The way out of this is to increase your tempo. Tempo - another term from Rao - can be understood by "if you want something done, give it to someone busy". It seems simple on the face of it: reduce inertia by action.

The direction is less important than the action. Worry about the direction later. Increase the energy in the system by recognisably positive actions. Can’t define what it is? Don’t know where it’s going? Doesn’t matter. Do it anyway.

When everything feels like a bad choice, understand that inaction is a choice in itself, and one of the worst that can be made. Having a definition is secondary to increasing energy. Do whatever it takes to increase your energy and output. Take the least bad thing. The problem is not defining who you are, the problem is choosing the container that works best for the idea that you have.
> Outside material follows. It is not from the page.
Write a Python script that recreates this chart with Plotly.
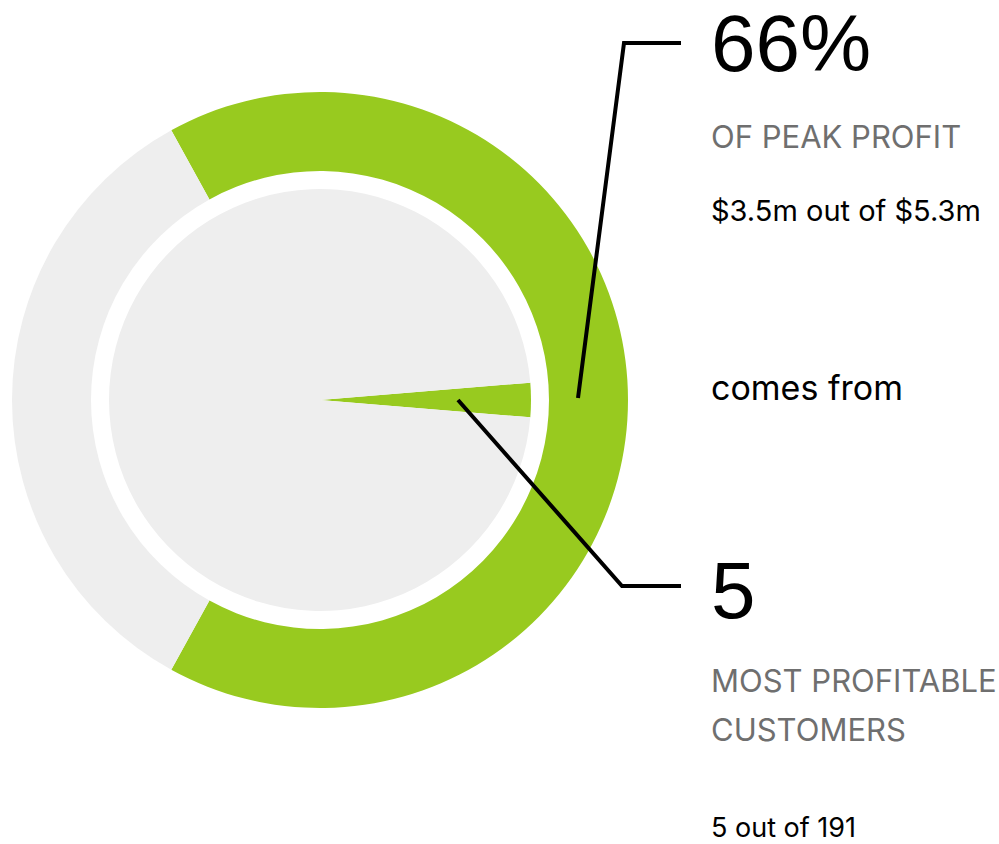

Art is a kind of cultural battery that stores energy and transmits it across time and space. The energy that is stored inside art is never lost as long as the work survives. The quality of energy and transmission is variable. I’m using art here as a catch all. I’m not up for getting into definitions of what it is and isn’t, as It’s both semantic and subjective.

The energy has to leave the system at some point in order to be useful. This means both putting things into the right containers and then getting them out into the world for others to react to. The method of transmission varies and is specific to the container. The Wizard of Oz continues to transmit energy throughout the years, as does Homer, and Velázquez.

I’ve always been more interested in the process of making rather than the outcome. My default behaviour would be to noodle around on something, eventually making something (or not). Then I would close the file and forget all about it forever. This is good for feeling as though nothing has been achieved and bad for transmitting the energy I put into making it.

A change in workflow is needed, and specific knowledge needs to be acquired to achieve this. It means actively recording the activity of creation in a way that does not interrupt the activity itself. It means thinking about the process as the container. The work is less about the outcome and more about the documentation. Less about the destination and more about the journey.